**** Data excerpt ****

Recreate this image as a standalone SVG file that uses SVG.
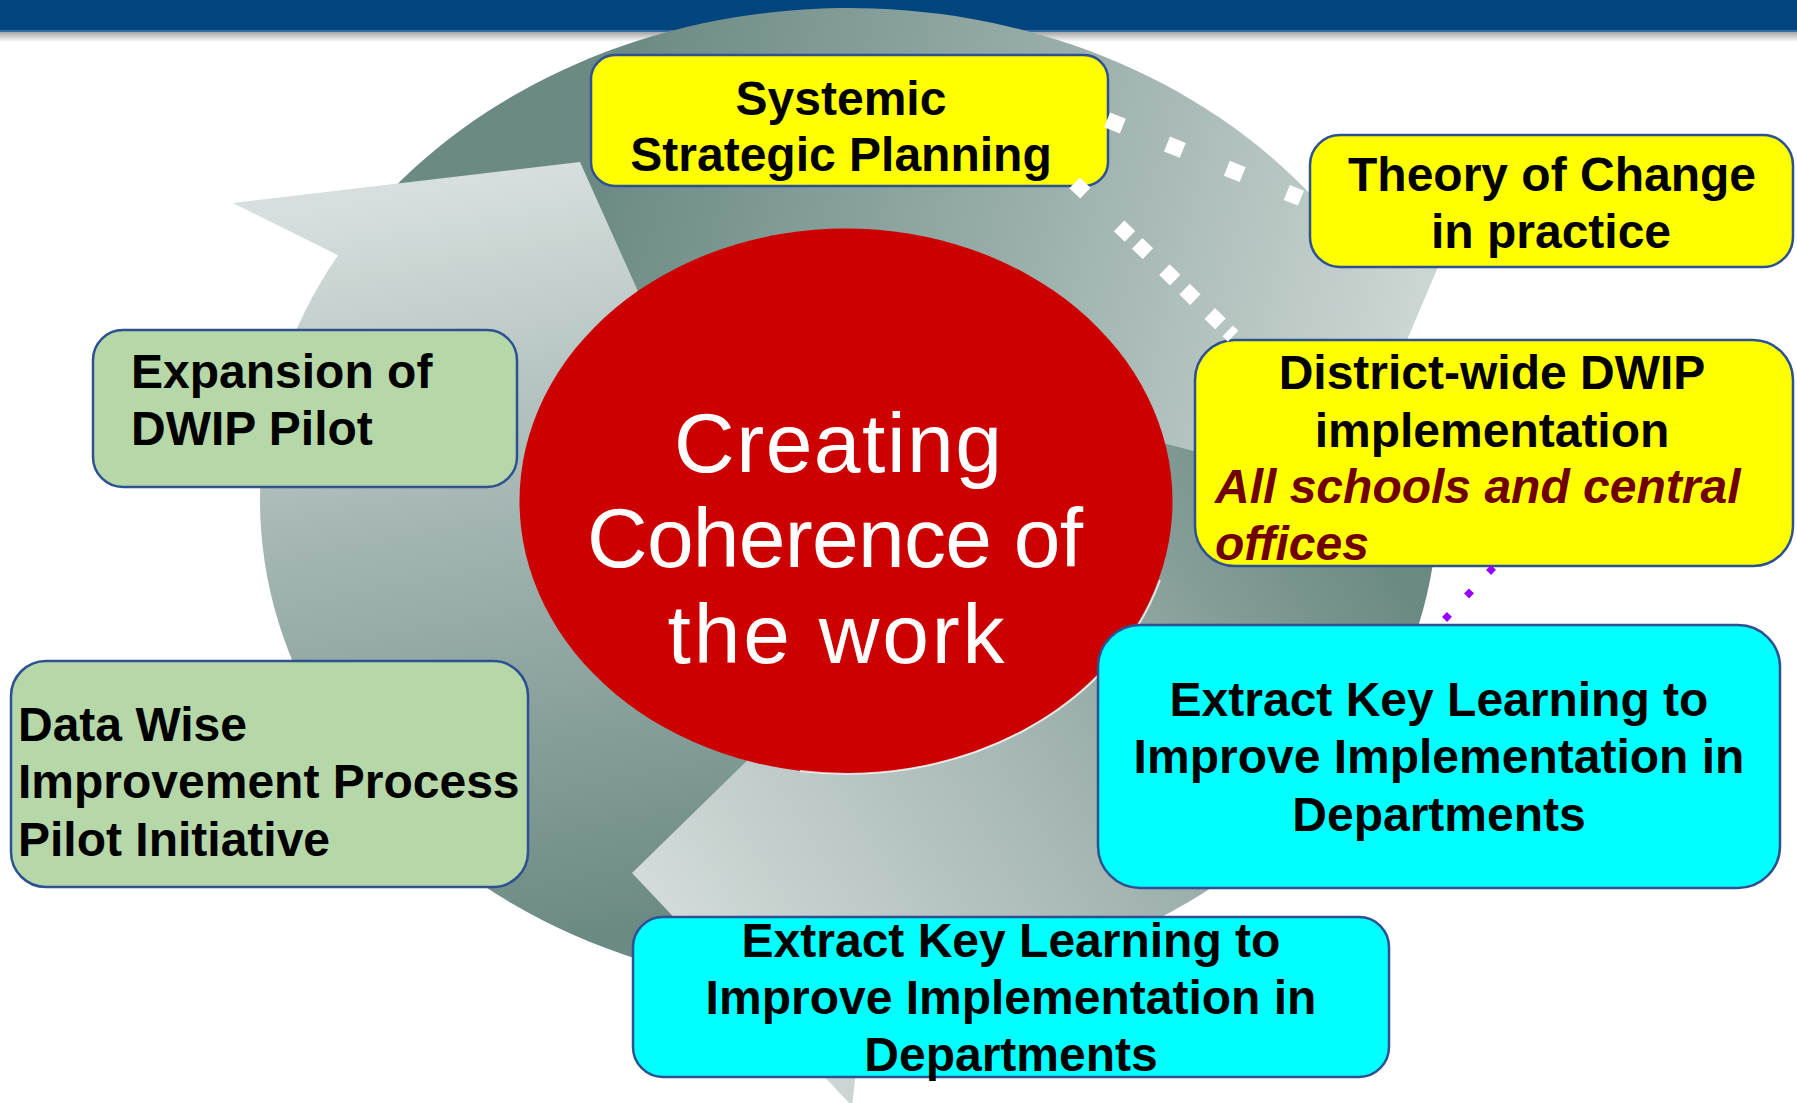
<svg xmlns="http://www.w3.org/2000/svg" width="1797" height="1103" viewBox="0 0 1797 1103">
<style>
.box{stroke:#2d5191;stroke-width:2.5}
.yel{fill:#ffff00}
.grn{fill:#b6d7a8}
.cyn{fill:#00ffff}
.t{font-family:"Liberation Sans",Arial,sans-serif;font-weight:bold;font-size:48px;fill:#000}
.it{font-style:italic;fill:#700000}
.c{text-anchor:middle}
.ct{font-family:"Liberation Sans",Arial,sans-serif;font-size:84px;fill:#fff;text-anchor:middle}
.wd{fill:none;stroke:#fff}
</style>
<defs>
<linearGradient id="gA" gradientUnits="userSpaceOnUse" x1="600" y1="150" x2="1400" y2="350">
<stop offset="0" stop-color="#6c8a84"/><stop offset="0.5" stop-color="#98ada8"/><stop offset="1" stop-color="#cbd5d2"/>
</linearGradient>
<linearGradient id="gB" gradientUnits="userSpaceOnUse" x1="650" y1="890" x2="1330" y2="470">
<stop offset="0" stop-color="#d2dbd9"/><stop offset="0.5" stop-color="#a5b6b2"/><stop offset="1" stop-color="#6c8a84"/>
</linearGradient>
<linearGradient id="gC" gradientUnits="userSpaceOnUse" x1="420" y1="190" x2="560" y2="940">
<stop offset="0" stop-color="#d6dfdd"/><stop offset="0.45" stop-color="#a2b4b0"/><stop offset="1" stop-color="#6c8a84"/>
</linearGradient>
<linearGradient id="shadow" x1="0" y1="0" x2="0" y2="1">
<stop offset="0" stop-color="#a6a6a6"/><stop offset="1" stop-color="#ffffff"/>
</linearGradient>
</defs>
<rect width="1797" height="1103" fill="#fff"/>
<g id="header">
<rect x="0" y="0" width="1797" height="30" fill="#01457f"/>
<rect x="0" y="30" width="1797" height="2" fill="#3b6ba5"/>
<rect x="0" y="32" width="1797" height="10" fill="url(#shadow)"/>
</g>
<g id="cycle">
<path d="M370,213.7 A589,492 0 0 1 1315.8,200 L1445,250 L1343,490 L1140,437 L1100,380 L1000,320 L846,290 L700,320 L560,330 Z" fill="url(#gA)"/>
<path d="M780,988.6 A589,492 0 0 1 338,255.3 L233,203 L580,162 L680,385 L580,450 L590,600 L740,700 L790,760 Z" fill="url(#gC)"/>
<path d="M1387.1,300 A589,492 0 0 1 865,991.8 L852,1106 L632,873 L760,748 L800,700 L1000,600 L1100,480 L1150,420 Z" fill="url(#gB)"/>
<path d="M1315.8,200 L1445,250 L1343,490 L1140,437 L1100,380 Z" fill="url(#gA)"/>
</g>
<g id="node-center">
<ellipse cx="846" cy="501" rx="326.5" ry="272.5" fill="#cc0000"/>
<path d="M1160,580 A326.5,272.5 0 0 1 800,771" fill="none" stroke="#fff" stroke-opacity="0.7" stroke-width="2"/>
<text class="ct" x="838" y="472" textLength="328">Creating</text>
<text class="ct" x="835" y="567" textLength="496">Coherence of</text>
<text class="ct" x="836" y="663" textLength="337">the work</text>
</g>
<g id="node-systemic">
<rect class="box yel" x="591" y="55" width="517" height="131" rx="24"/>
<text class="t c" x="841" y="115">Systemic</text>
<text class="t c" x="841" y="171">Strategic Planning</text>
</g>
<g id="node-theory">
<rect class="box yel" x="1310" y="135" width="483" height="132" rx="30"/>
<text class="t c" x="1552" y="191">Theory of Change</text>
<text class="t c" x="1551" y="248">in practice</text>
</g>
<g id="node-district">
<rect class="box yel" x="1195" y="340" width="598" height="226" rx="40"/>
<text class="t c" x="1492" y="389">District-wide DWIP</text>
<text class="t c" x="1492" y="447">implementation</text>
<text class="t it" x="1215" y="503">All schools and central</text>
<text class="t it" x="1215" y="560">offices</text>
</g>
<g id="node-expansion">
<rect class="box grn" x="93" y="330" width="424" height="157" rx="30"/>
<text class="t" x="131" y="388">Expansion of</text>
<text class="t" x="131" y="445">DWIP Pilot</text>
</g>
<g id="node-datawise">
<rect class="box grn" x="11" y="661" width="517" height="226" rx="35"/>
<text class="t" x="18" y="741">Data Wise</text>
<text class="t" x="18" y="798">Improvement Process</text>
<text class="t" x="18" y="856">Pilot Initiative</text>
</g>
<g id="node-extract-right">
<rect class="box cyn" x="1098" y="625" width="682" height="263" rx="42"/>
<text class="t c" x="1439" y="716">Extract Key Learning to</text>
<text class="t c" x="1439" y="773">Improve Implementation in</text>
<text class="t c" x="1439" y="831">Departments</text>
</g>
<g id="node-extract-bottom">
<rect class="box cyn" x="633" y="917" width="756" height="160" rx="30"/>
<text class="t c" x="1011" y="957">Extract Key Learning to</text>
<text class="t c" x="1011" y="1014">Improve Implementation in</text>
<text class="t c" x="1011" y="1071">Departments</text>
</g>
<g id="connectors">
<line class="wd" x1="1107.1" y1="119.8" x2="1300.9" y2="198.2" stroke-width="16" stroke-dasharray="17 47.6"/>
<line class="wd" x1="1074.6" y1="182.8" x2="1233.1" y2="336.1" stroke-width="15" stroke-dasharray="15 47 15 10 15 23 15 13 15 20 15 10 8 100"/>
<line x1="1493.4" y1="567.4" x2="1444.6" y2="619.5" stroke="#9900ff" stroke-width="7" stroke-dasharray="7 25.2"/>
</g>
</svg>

****

### Directions
Do not include the images; transcribe the rest of the listing exactly.

### Exercise solution
Recreate this image as a standalone SVG file that uses SVG.
<svg xmlns="http://www.w3.org/2000/svg" width="1797" height="1103" viewBox="0 0 1797 1103">
<style>
.box{stroke:#2d5191;stroke-width:2.5}
.yel{fill:#ffff00}
.grn{fill:#b6d7a8}
.cyn{fill:#00ffff}
.t{font-family:"Liberation Sans",Arial,sans-serif;font-weight:bold;font-size:48px;fill:#000}
.it{font-style:italic;fill:#700000}
.c{text-anchor:middle}
.ct{font-family:"Liberation Sans",Arial,sans-serif;font-size:84px;fill:#fff;text-anchor:middle}
.wd{fill:none;stroke:#fff}
</style>
<defs>
<linearGradient id="gA" gradientUnits="userSpaceOnUse" x1="600" y1="150" x2="1400" y2="350">
<stop offset="0" stop-color="#6c8a84"/><stop offset="0.5" stop-color="#98ada8"/><stop offset="1" stop-color="#cbd5d2"/>
</linearGradient>
<linearGradient id="gB" gradientUnits="userSpaceOnUse" x1="650" y1="890" x2="1330" y2="470">
<stop offset="0" stop-color="#d2dbd9"/><stop offset="0.5" stop-color="#a5b6b2"/><stop offset="1" stop-color="#6c8a84"/>
</linearGradient>
<linearGradient id="gC" gradientUnits="userSpaceOnUse" x1="420" y1="190" x2="560" y2="940">
<stop offset="0" stop-color="#d6dfdd"/><stop offset="0.45" stop-color="#a2b4b0"/><stop offset="1" stop-color="#6c8a84"/>
</linearGradient>
<linearGradient id="shadow" x1="0" y1="0" x2="0" y2="1">
<stop offset="0" stop-color="#a6a6a6"/><stop offset="1" stop-color="#ffffff"/>
</linearGradient>
</defs>
<rect width="1797" height="1103" fill="#fff"/>
<g id="header">
<rect x="0" y="0" width="1797" height="30" fill="#01457f"/>
<rect x="0" y="30" width="1797" height="2" fill="#3b6ba5"/>
<rect x="0" y="32" width="1797" height="10" fill="url(#shadow)"/>
</g>
<g id="cycle">
<path d="M370,213.7 A589,492 0 0 1 1315.8,200 L1445,250 L1343,490 L1140,437 L1100,380 L1000,320 L846,290 L700,320 L560,330 Z" fill="url(#gA)"/>
<path d="M780,988.6 A589,492 0 0 1 338,255.3 L233,203 L580,162 L680,385 L580,450 L590,600 L740,700 L790,760 Z" fill="url(#gC)"/>
<path d="M1387.1,300 A589,492 0 0 1 865,991.8 L852,1106 L632,873 L760,748 L800,700 L1000,600 L1100,480 L1150,420 Z" fill="url(#gB)"/>
<path d="M1315.8,200 L1445,250 L1343,490 L1140,437 L1100,380 Z" fill="url(#gA)"/>
</g>
<g id="node-center">
<ellipse cx="846" cy="501" rx="326.5" ry="272.5" fill="#cc0000"/>
<path d="M1160,580 A326.5,272.5 0 0 1 800,771" fill="none" stroke="#fff" stroke-opacity="0.7" stroke-width="2"/>
<text class="ct" x="838" y="472" textLength="328">Creating</text>
<text class="ct" x="835" y="567" textLength="496">Coherence of</text>
<text class="ct" x="836" y="663" textLength="337">the work</text>
</g>
<g id="node-systemic">
<rect class="box yel" x="591" y="55" width="517" height="131" rx="24"/>
<text class="t c" x="841" y="115">Systemic</text>
<text class="t c" x="841" y="171">Strategic Planning</text>
</g>
<g id="node-theory">
<rect class="box yel" x="1310" y="135" width="483" height="132" rx="30"/>
<text class="t c" x="1552" y="191">Theory of Change</text>
<text class="t c" x="1551" y="248">in practice</text>
</g>
<g id="node-district">
<rect class="box yel" x="1195" y="340" width="598" height="226" rx="40"/>
<text class="t c" x="1492" y="389">District-wide DWIP</text>
<text class="t c" x="1492" y="447">implementation</text>
<text class="t it" x="1215" y="503">All schools and central</text>
<text class="t it" x="1215" y="560">offices</text>
</g>
<g id="node-expansion">
<rect class="box grn" x="93" y="330" width="424" height="157" rx="30"/>
<text class="t" x="131" y="388">Expansion of</text>
<text class="t" x="131" y="445">DWIP Pilot</text>
</g>
<g id="node-datawise">
<rect class="box grn" x="11" y="661" width="517" height="226" rx="35"/>
<text class="t" x="18" y="741">Data Wise</text>
<text class="t" x="18" y="798">Improvement Process</text>
<text class="t" x="18" y="856">Pilot Initiative</text>
</g>
<g id="node-extract-right">
<rect class="box cyn" x="1098" y="625" width="682" height="263" rx="42"/>
<text class="t c" x="1439" y="716">Extract Key Learning to</text>
<text class="t c" x="1439" y="773">Improve Implementation in</text>
<text class="t c" x="1439" y="831">Departments</text>
</g>
<g id="node-extract-bottom">
<rect class="box cyn" x="633" y="917" width="756" height="160" rx="30"/>
<text class="t c" x="1011" y="957">Extract Key Learning to</text>
<text class="t c" x="1011" y="1014">Improve Implementation in</text>
<text class="t c" x="1011" y="1071">Departments</text>
</g>
<g id="connectors">
<line class="wd" x1="1107.1" y1="119.8" x2="1300.9" y2="198.2" stroke-width="16" stroke-dasharray="17 47.6"/>
<line class="wd" x1="1074.6" y1="182.8" x2="1233.1" y2="336.1" stroke-width="15" stroke-dasharray="15 47 15 10 15 23 15 13 15 20 15 10 8 100"/>
<line x1="1493.4" y1="567.4" x2="1444.6" y2="619.5" stroke="#9900ff" stroke-width="7" stroke-dasharray="7 25.2"/>
</g>
</svg>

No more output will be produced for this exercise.